You seem to be addressing an argument that someone else, not I, made...

> On the question of performance, Anne's point about the comparison is incomplete. Yes, you only do a strcmp() in your code today.

You apparently didn't understand my mail on performance.  We do NOT do 
an strcmp() today.  That would have an unacceptable performance cost. 
We (Gecko, in this case) intern all the relevant strings at parse-time 
and perform comparisons by comparing the interned string identifiers. 
This is a single equality comparison of a pair of native machine words 
(the pointers to the interned strings, to be precise).
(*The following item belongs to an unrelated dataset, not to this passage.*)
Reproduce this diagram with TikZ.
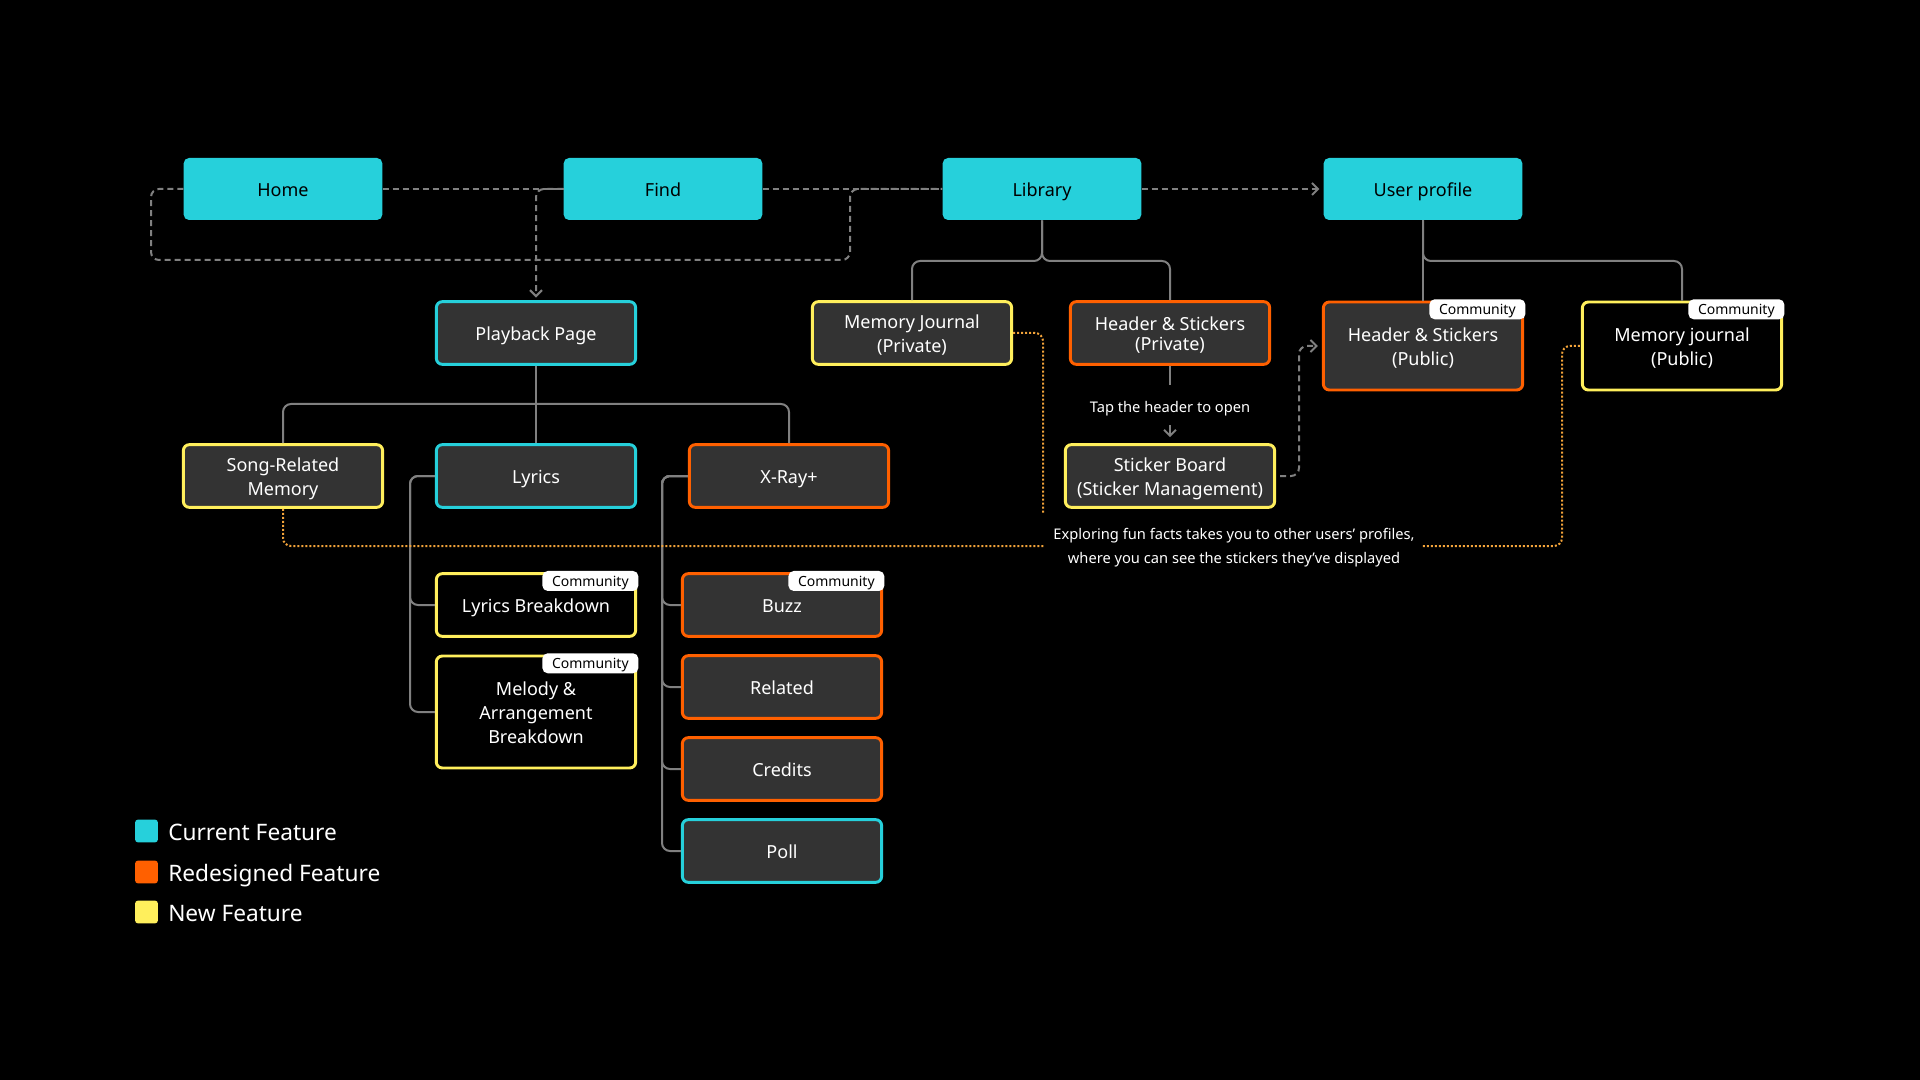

> First, any two strings that are equal are, well, equal. Normalizing them both won't change that. So an obvious performance boost is to call strcmp() first.

That doesn't help, because in the common case selectors in fact do not 
match.  So detecting matching quicker is actually not much use.  What's 
needed is detecting that the selector doesn't match as quickly as possible.

> But the real performance test isn't merely the strcmp(). Selectors contains wildcards and other operations.

Very rarely.  The vast majority of selectors contain at least one direct 
string comparison operation (id match, tag name match, class name 
match), and these are performed first.  If they don't match (common 
case) then nothing needs to be done for the more expensive parts of the 
selector.

> And the comparisons are done on the document tree (there isn't just a single comparison).

Indeed.  If there were just a single comparison no one would be worried 
about its performance!

> The overhead of normalization-checking the various comparable items is pretty small compared to the total execution time of the selection algorithm.

Do you actually have any data to back this up?  The fact is, the 
selection algorithm is highly optimized in most modern browsers (because 
it gets run so much), and normalization-checking might not be as cheap 
as you seem to think it is (for example, it requires either walking the 
entire string or flagging at internment time whether the string might 
require normalization, or something else).  There is nontrivial cost in 
either memory or performance or both compared to the comparisons that 
are done now.

> Since (let's call it) 97% of the time you won't have to normalize anything

I fully expect that I don't have to normalize anything far more often 
than that.  But it's the check to see whether I have to normalize that 
I'm worried about.

It basically sounds to me like there is a broken design on a lower level 
here and we're asking all sorts of other software and specifications to 
work around that breakage, to be honest...  That might well be needed, 
and wouldn't be the first time it's needed, but would the energy be more 
productively channeled into fixing the design?

Put another way, if we're looking at a multi-year deployment timeframe 
for Selectors implementations that perform normalization then is 
Selectors the right place to be doing normalization?  Or would it be 
better to spend the time putting in normalization on a lower level?  You 
say that this is not compatible with the current state of software; are 
there any estimates of what it would take to shift that state the way 
you're trying to shift the state of browsers?

-Boris
Received on Monday, 2 February 2009 18:23:59 UTC